A joint Fermilab/SLAC publication

Timothy Antaya: From cyclotrons to cancer treatment


The path from basic research to practical applications is circuitous, and researchers can never predict what their work might be used for.

Commentary: Timothy Antaya

Photo: Paul Rivenberg

From cyclotrons to cancer treatment
The path from basic research to practical applications is circuitous, and researchers can never predict what their work might be used for.

This year marked the 75th anniversary of an important milestone—the 1932 publication reporting how E.O. Lawrence and M. Stanley Livingston used a circular machine, the cyclotron, to accelerate protons to an energy of 1,220,000 electron volts with only 4000 volts of input.

Their device was perhaps the first of the cyclotron models developed at Berkeley that could be put to practical use in research. Based on the magnetic resonant acceleration principle, identified by Lawrence in 1930, it was used for nuclear science studies; at the time it was a model of acceleration efficiency.

The device worked despite the fact that much of the theoretical basis for its stability was not understood at the time. Those details would follow over the course of the following decade or so, leading to many other possible forms of resonant acceleration. And the rest, as they say, is history.

Well, not exactly.

A 50-year-old relic from the early days of the cyclotron is now being resurrected as the basis for a life-saving cancer therapy. This nearly missing link is called the “synchrocyclotron.” Built in the 1950s and 1960s, it was eventually supplanted by other technologies more suitable for high energy and nuclear physics.

But the synchrocyclotron has a distinct advantage: In a space the size of a doctor’s treatment room, it could accelerate protons to the energies needed for cancer treatment. If it works, this will bring Proton Beam Radio-Therapy (PBRT), a well-tested and highly effective technology offered at just five locations in the United States, to medical offices across the country, and at much lower cost. Based on the prevalence of cancers that can be treated with proton beams, there could be a demand for roughly 150 facilities in the United States alone—one for every two million people.

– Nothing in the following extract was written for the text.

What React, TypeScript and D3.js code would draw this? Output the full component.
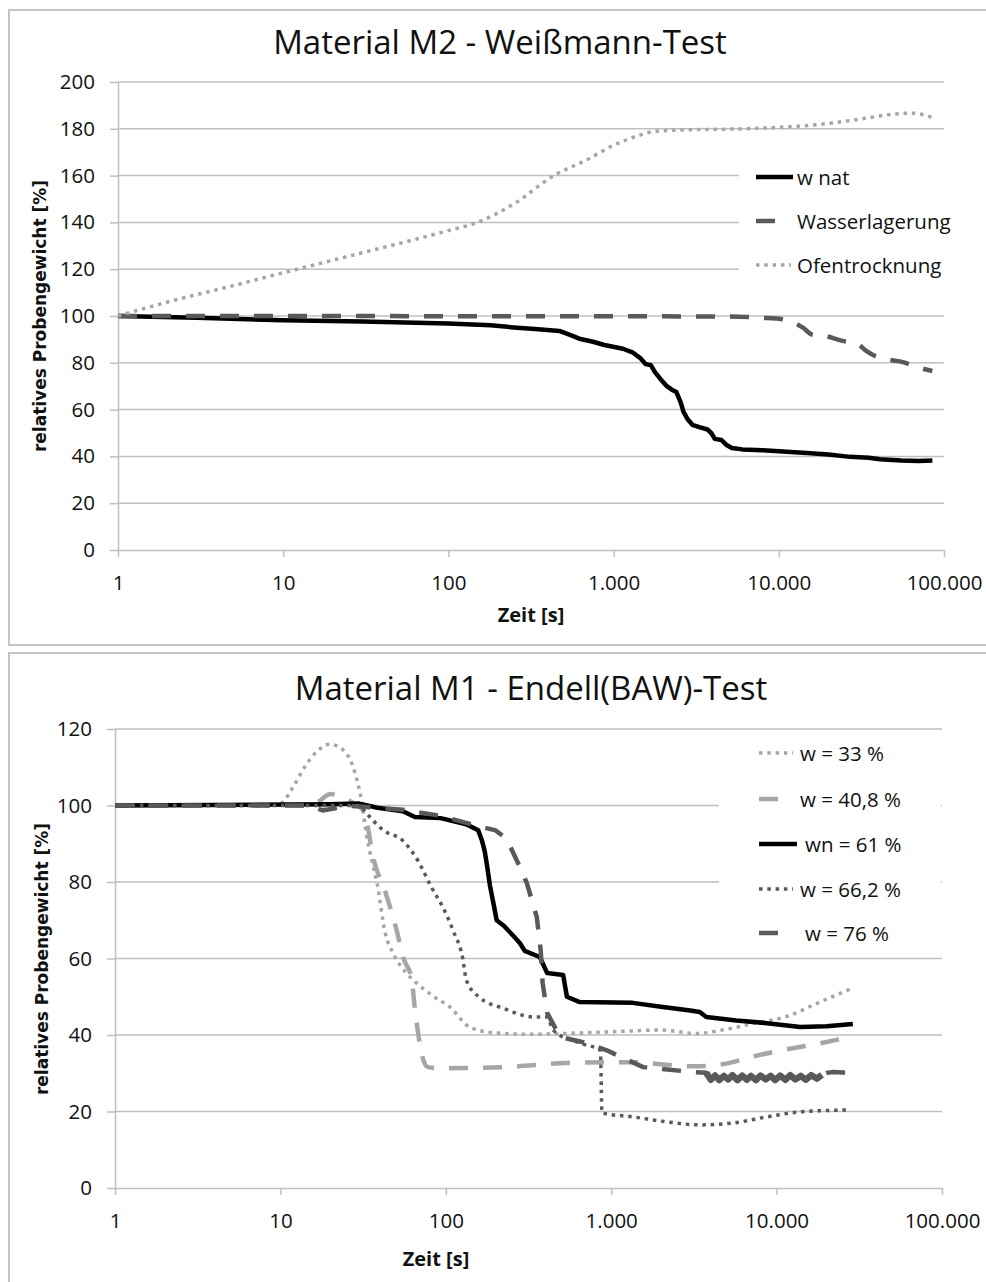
import { useEffect, useRef } from "react";
import * as d3 from "d3";

// x axis (log, both charts)
const xTicks = [1, 10, 100, 1000, 10000, 100000];
const xTickLabels = ["1", "10", "100", "1.000", "10.000", "100.000"];

// top chart: Material M2 - Weißmann-Test
const yTicksTop = [0, 20, 40, 60, 80, 100, 120, 140, 160, 180, 200];

const wNatTime = [1, 3, 10, 30, 100, 180, 260, 335, 470, 540, 620, 750, 880, 1140, 1300, 1450, 1560, 1680, 1780, 1950, 2100, 2250, 2400, 2550, 2650, 2800, 3000, 3300, 3700, 3900, 4100, 4500, 4800, 5200, 6000, 8000, 10000, 14000, 20000, 27000, 35000, 41000, 55000, 70000, 85000];
const wNatVal = [100, 99.2, 98.2, 97.6, 96.8, 96, 95, 94.4, 93.6, 92, 90.3, 89, 87.6, 86, 84.5, 82, 79.5, 79, 76, 72.5, 70, 68.5, 67.5, 63, 59, 56, 53.5, 52.5, 51.5, 50, 47.5, 47, 45, 43.6, 43, 42.6, 42.2, 41.6, 40.8, 39.8, 39.4, 38.8, 38.2, 38, 38.2];

const wasserTime = [1, 5000, 8000, 10000, 12000, 14000, 16000, 19000, 24000, 30000, 34000, 38000, 45000, 55000, 70000, 85000];
const wasserVal = [100, 99.8, 99.2, 98.8, 97.5, 95, 92, 91.5, 89.5, 88, 85, 83, 81.5, 80.5, 78, 76.5];

const ofenTime = [1, 2, 5, 10, 30, 100, 150, 250, 435, 700, 1000, 1400, 1800, 3000, 6000, 10000, 20000, 32000, 50000, 63000, 75000, 85000];
const ofenVal = [100, 106, 113, 118.5, 127, 136.5, 140, 148, 160, 167, 173, 177, 179, 179.6, 180, 180.6, 182.3, 184.3, 186.3, 186.7, 186, 184.8];

// bottom chart: Material M1 - Endell(BAW)-Test
const yTicksBottom = [0, 20, 40, 60, 80, 100, 120];

const w33Time = [1, 8, 10, 12, 14, 16.5, 19.9, 24, 28, 31, 33, 36, 38.4, 43, 48, 57, 66.5, 85, 106, 140, 204, 330, 515, 1240, 1970, 3300, 4700, 7400, 11600, 18000, 28600];
const w33Val = [100, 100, 100.5, 105, 110, 114, 116, 114.5, 109, 101, 92.8, 85, 79.7, 66.7, 61.4, 56.5, 53.6, 50, 47.3, 42, 40.5, 40.2, 40.4, 41, 41.3, 40.4, 41.3, 43.1, 44.9, 48.5, 52.2];

const w408Time = [1, 15, 17, 20, 24, 28, 32, 36.7, 43.4, 50, 56, 62, 65, 68, 72, 78, 93, 225, 540, 1290, 3100, 4800, 7400, 11000, 17700, 28600];
const w408Val = [100, 100, 101, 103, 102, 100.5, 98.5, 85.7, 77, 68, 59.6, 55, 47, 40.5, 34.5, 31.6, 31.3, 31.6, 32.7, 32.9, 31.8, 32.4, 34.5, 36.1, 37.7, 39.6];

const wn61Time = [1, 20, 30, 38.6, 55, 65, 93, 133, 157, 165, 172, 178, 185, 195, 203, 225, 255, 281, 300, 370, 410, 512, 540, 645, 1350, 2000, 3000, 3430, 3760, 5700, 8750, 13900, 20000, 28900];
const wn61Val = [100, 100.3, 100.5, 99.4, 98.5, 97, 96.7, 95.1, 93.5, 91, 88, 84, 79, 74, 70, 68.5, 66, 64, 62, 60.4, 56.2, 55.7, 50, 48.6, 48.4, 47.4, 46.4, 46, 44.7, 43.8, 43.1, 42.1, 42.3, 42.9];

const w662Time = [1, 30, 32.6, 42, 55, 68, 81, 98, 111, 127, 133, 157, 225, 345, 410, 445, 645, 860, 880, 1350, 2160, 3430, 5470, 8750, 13900, 27900];
const w662Val = [100, 100, 98.3, 93.5, 90.8, 85.5, 79, 72.6, 67.2, 59.7, 54.4, 50.1, 46.9, 44.7, 44.7, 41.3, 37.9, 36, 19.6, 18.6, 17.3, 16.5, 17, 18.6, 19.9, 20.4];

const w76Time = [1, 15, 18, 21, 25, 55, 93, 157, 200, 230, 250, 280, 309, 355, 375, 385, 410, 490, 710, 940, 1250, 1560, 3140, 3760, 4000, 4250, 4500, 4800, 5100, 5400, 5800, 6200, 6600, 7000, 7500, 8000, 8600, 9200, 9800, 10500, 11300, 12100, 13000, 14000, 15000, 16200, 17500, 18800, 20000, 22000, 25000, 28900];
const w76Val = [100, 100, 98.7, 99.2, 100, 98.9, 97.3, 94.6, 93.5, 91.5, 88.5, 84, 79.7, 70.8, 62, 53.6, 45.8, 39.5, 37.9, 36, 33.5, 31.6, 30.3, 30.1, 28.3, 29.4, 28.2, 29.3, 28.4, 29.5, 28.2, 29.4, 28.3, 29.3, 28.2, 29.4, 28.4, 29.3, 28.2, 29.4, 28.3, 29.5, 28.4, 29.3, 28.3, 29.5, 28.6, 29.6, 30.1, 30.3, 30.2, 30.3];
// noisy measuring range of w = 76 % where the dashes merge into a band
const w76NoisyRange = [3760, 18800];

const BLACK = "#000000";
const DARK = "#595959";
const LIGHT = "#a6a6a6";
const GRID = "#bfbfbf";
const TEXT = "#111";
const FONT = "'Open Sans', sans-serif";

const dashed = "19 15";
const dotted = "3.5 4.8";

function drawChart(svg, o) {
  const g = svg.append("g");

  g.append("rect")
    .attr("x", 9)
    .attr("y", o.panelTop)
    .attr("width", 990)
    .attr("height", o.panelHeight)
    .attr("fill", "#fff")
    .attr("stroke", "#c4c4c4")
    .attr("stroke-width", 2);

  const x = d3.scaleLog().domain([1, 100000]).range([o.left, o.right]);
  const y = d3.scaleLinear().domain([0, o.yMax]).range([o.bottom, o.top]);

  // gridlines
  g.selectAll(".grid")
    .data(o.yTicks.filter((d) => d > 0))
    .join("line")
    .attr("x1", o.left)
    .attr("x2", o.right)
    .attr("y1", (d) => y(d))
    .attr("y2", (d) => y(d))
    .attr("stroke", GRID)
    .attr("stroke-width", 1.5);

  // legend background hides the gridlines behind it
  g.append("rect")
    .attr("x", o.legend.boxX)
    .attr("y", o.legend.boxY)
    .attr("width", o.legend.boxW)
    .attr("height", o.legend.boxH)
    .attr("fill", "#fff");

  // axes
  const yAxis = d3.axisLeft(y).tickValues(o.yTicks).tickSize(8).tickSizeOuter(0).tickPadding(15);
  const yg = g.append("g").attr("transform", `translate(${o.left},0)`).call(yAxis);
  const xAxis = d3
    .axisBottom(x)
    .tickValues(xTicks)
    .tickFormat((d, i) => xTickLabels[i])
    .tickSize(7)
    .tickSizeOuter(0)
    .tickPadding(18);
  const xg = g.append("g").attr("transform", `translate(0,${o.bottom})`).call(xAxis);
  [yg, xg].forEach((ag) => {
    ag.select(".domain").attr("stroke", GRID).attr("stroke-width", 1.5);
    ag.selectAll(".tick line").attr("stroke", GRID).attr("stroke-width", 1.5);
    ag.selectAll(".tick text")
      .attr("fill", TEXT)
      .attr("font-family", FONT)
      .attr("font-size", 20.5);
  });

  // series
  o.series.forEach((s) => {
    const pts = s.t.map((t, i) => [t, s.v[i]]);
    const line = d3
      .line()
      .x((d) => x(d[0]))
      .y((d) => y(d[1]))
      .curve(s.curve);
    g.append("path")
      .attr("d", line(pts))
      .attr("fill", "none")
      .attr("stroke", s.color)
      .attr("stroke-width", s.width)
      .attr("stroke-linejoin", "round")
      .attr("stroke-dasharray", s.dash);
    if (s.noisy) {
      // dense data there: dashes run together into a solid band
      const seg = pts.filter((d) => d[0] >= s.noisy[0] && d[0] <= s.noisy[1]);
      g.append("path")
        .attr("d", line(seg))
        .attr("fill", "none")
        .attr("stroke", s.color)
        .attr("stroke-width", 6.5)
        .attr("stroke-linejoin", "round");
    }
  });

  // legend
  o.series.forEach((s, i) => {
    const ly = o.legend.y[i];
    g.append("line")
      .attr("x1", o.legend.lineX)
      .attr("x2", o.legend.lineX + s.legendLen)
      .attr("y1", ly)
      .attr("y2", ly)
      .attr("stroke", s.color)
      .attr("stroke-width", s.width)
      .attr("stroke-dasharray", s.dash);
    g.append("text")
      .attr("x", o.legend.textX + s.legendDx)
      .attr("y", ly)
      .attr("dominant-baseline", "central")
      .attr("font-family", FONT)
      .attr("font-size", 20.5)
      .attr("fill", TEXT)
      .text(s.label);
  });

  // titles
  g.append("text")
    .attr("x", o.titleX)
    .attr("y", o.titleY)
    .attr("text-anchor", "middle")
    .attr("font-family", FONT)
    .attr("font-size", 33)
    .attr("fill", TEXT)
    .text(o.title);

  g.append("text")
    .attr("transform", `translate(${o.yLabelX},${o.yLabelY}) rotate(-90)`)
    .attr("text-anchor", "middle")
    .attr("dominant-baseline", "central")
    .attr("font-family", "'DejaVu Sans', sans-serif")
    .attr("font-weight", "bold")
    .attr("font-size", 17)
    .attr("fill", TEXT)
    .text("relatives Probengewicht [%]");

  g.append("text")
    .attr("x", o.xLabelX)
    .attr("y", o.xLabelY)
    .attr("text-anchor", "middle")
    .attr("dominant-baseline", "central")
    .attr("font-family", FONT)
    .attr("font-weight", "bold")
    .attr("font-size", 20)
    .attr("fill", TEXT)
    .text("Zeit [s]");
}

const App = () => {
  const ref = useRef(null);

  useEffect(() => {
    const svg = d3.select(ref.current);
    svg.selectAll("*").remove();

    drawChart(svg, {
      panelTop: 10,
      panelHeight: 635,
      left: 118,
      right: 944,
      top: 82,
      bottom: 550,
      yMax: 200,
      yTicks: yTicksTop,
      title: "Material M2 - Weißmann-Test",
      titleX: 500,
      titleY: 54,
      yLabelX: 40,
      yLabelY: 316,
      xLabelX: 531,
      xLabelY: 614,
      legend: { boxX: 739, boxY: 150, boxW: 220, boxH: 140, lineX: 756, textX: 797, y: [177, 221, 265] },
      series: [
        { label: "w nat", t: wNatTime, v: wNatVal, color: BLACK, width: 4.5, dash: null, curve: d3.curveLinear, legendLen: 37, legendDx: 0 },
        { label: "Wasserlagerung", t: wasserTime, v: wasserVal, color: DARK, width: 4.5, dash: dashed, curve: d3.curveMonotoneX, legendLen: 19, legendDx: 0 },
        { label: "Ofentrocknung", t: ofenTime, v: ofenVal, color: LIGHT, width: 3.5, dash: dotted, curve: d3.curveMonotoneX, legendLen: 35, legendDx: 0 },
      ],
    });

    drawChart(svg, {
      panelTop: 653,
      panelHeight: 640,
      left: 115,
      right: 942,
      top: 729,
      bottom: 1188,
      yMax: 120,
      yTicks: yTicksBottom,
      title: "Material M1 - Endell(BAW)-Test",
      titleX: 531,
      titleY: 700,
      yLabelX: 42,
      yLabelY: 959,
      xLabelX: 436,
      xLabelY: 1258,
      legend: { boxX: 719, boxY: 735, boxW: 222, boxH: 215, lineX: 759, textX: 800, y: [753, 799, 844, 889, 933] },
      series: [
        { label: "w = 33 %", t: w33Time, v: w33Val, color: LIGHT, width: 3.5, dash: dotted, curve: d3.curveMonotoneX, legendLen: 34, legendDx: 0 },
        { label: "w = 40,8 %", t: w408Time, v: w408Val, color: LIGHT, width: 4.5, dash: dashed, curve: d3.curveMonotoneX, legendLen: 19, legendDx: 0 },
        { label: "wn = 61 %", t: wn61Time, v: wn61Val, color: BLACK, width: 4.5, dash: null, curve: d3.curveLinear, legendLen: 38, legendDx: 5 },
        { label: "w = 66,2 %", t: w662Time, v: w662Val, color: DARK, width: 3.5, dash: dotted, curve: d3.curveMonotoneX, legendLen: 34, legendDx: 0 },
        { label: "w = 76 %", t: w76Time, v: w76Val, color: DARK, width: 4.5, dash: dashed, curve: d3.curveLinear, legendLen: 19, legendDx: 5, noisy: w76NoisyRange },
      ],
    });
  }, []);

  return (
    <div style={{ position: "absolute", left: 0, top: 0 }}>
      <svg ref={ref} width={986} height={1282} style={{ display: "block", background: "#fff" }}></svg>
    </div>
  );
};

export default App;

As I scour yet another circa-1950s accelerator progress report for some read-between-the-lines detail that can be used to help validate a 2007 calculation, I smile yet again at the set of loosely related activities at accelerator laboratories and medical facilities that have led me to this task.

Let’s start with the large set of efforts demonstrating the clinical value of PBRT at the Harvard Cyclotron, Loma Linda University Medical Center in California, Indiana University, and the Northeast Proton Therapy Center in Boston. Then add the development of the superconducting isochronous cyclotrons of Henry Blosser and colleagues at Michigan State University in the 1980s, which demonstrated the costs and benefits of scaling cyclotrons to higher fields using superconducting niobium-tin magnets.

Then we skip off to Lawrence Berkeley National Laboratory, where a set of experiments by the Magnet Division, beginning in the 1990s, reached magnetic fields of more than 15 Tesla with brittle niobium-tin superconductors. Those superconductors, in turn, were developed in a companion program managed by the national labs and sponsored by the Department of Energy’s High Energy Physics program. At the same time, the development of a novel plasma fusion device, the Columbia/MIT Levitated Dipole Experiment, sponsored by the Department of Energy’s Fusion Energy Science Program, required a high-performance niobium-tin conductorbased coil set. This resulted in a new design for a niobium-tin superconducting cable with important and scalable properties.

Finally, strong collaborative work in the multilab US Large Hadron Collider (LHC) Accelerator Research Program has shown how to engineer such conductors for stringent magnet requirements. Although these magnet studies are aimed at an eventual upgrade of the LHC at CERN, the European particle physics lab near Geneva, Switzerland, they are exactly what we need for our new application.

So where is this heading? Toward a commercial PBRT system, based on a compact niobium-tin superconducting synchrocyclotron that fits in a treatment room. That’s why I was looking up old experimental data from the 1950s; these studies will serve as benchmarks for results we are getting from new beam simulations.

Lots of hard work remains and there are many challenges, but this 21st-century-style innovation, the result of so many developments in accelerator science and engineering, might first operate in 2008. That would be close to the 50th anniversary of Lawrence’s death. Would Lawrence ever have imagined that his research could lead to such a big step in the technology for cancer treatment—a compact device 10 times higher in field and more than 100 times lighter than its predecessor? What would he make of all this?

Timothy A. Antaya is based at the Massachusetts Institute of Technology Plasma Science and Fusion Center. He and his colleagues are working with Still River Systems to commercialize a synchrocyclotron-based proton therapy device.